Sometimes, it's far more mundane things. Five years ago, I was convinced, that my next car will be electric. I was just borrowing a friend's car from time to time. Finally, I bought it, and drove it until it fell apart. Then my wife bought another used car, because our car just broke down. I would really like to go electric, and I am member of a car sharing company which offers electric cars. But I can't charge at home, because the garage to our flat lies below the flood level of a nearby river, so fort safety reasons, it dies not have any electric outlets, only light from the ceiling. My wife works in a small town, which has exactly one 22 kW charger, and that's the only one for the next 10 miles. She has a small apartment there, but only road side parking. Her daily drive would be ideal for a small electric car, but she can neither charge at home nor at work.
I myself don't have a need for a daily drive. I am working from home, and for shopping, I have five grocery stores at walking distance.
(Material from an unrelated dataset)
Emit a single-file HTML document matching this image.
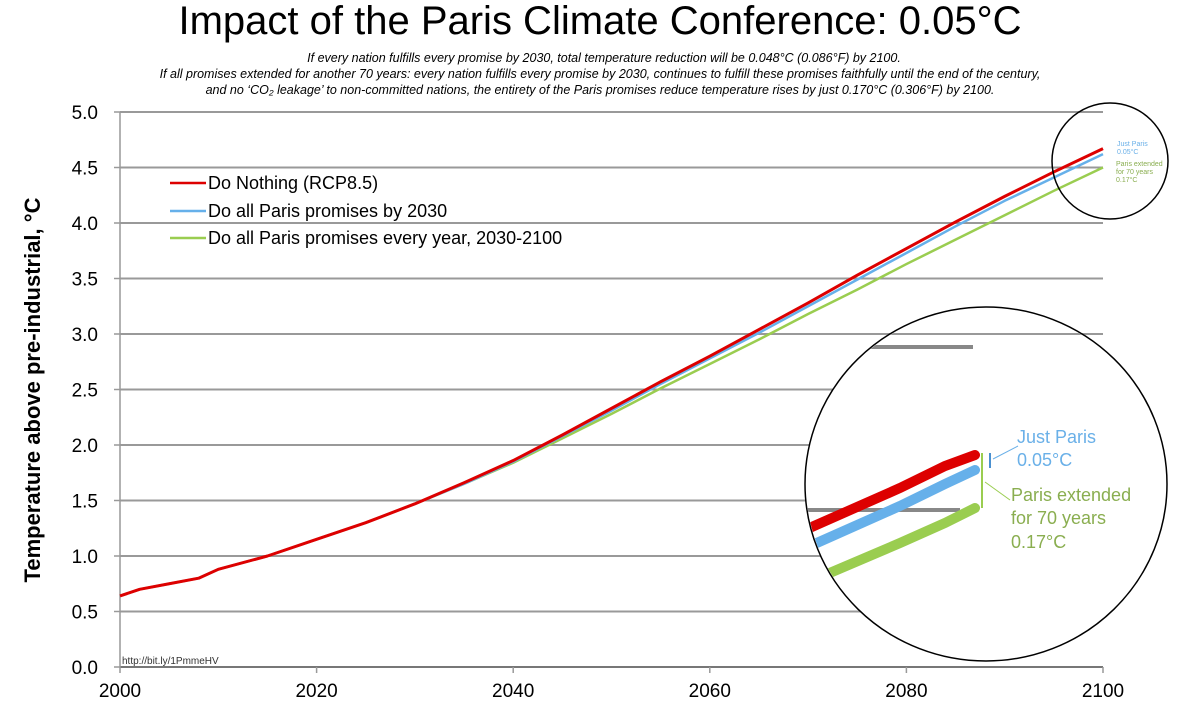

So I am using my bicycle.
When we are driving, it's mainly long distances, like 400 miles to my parents, and with one exception (my sister-in-law) all our relatives have roadside parking only.
The big selling point for electric vehicles, the cheaply to operate daily drive, does not apply to me.
Re:"Nobody wants these cars that everyone has now. (Score:4, Insightful)
because the garage to our flat lies below the flood level of a nearby river, so fort safety reasons, it dies not have any electric outlets, only light from the ceiling.
Put the power socket in the ceiling next to the light :)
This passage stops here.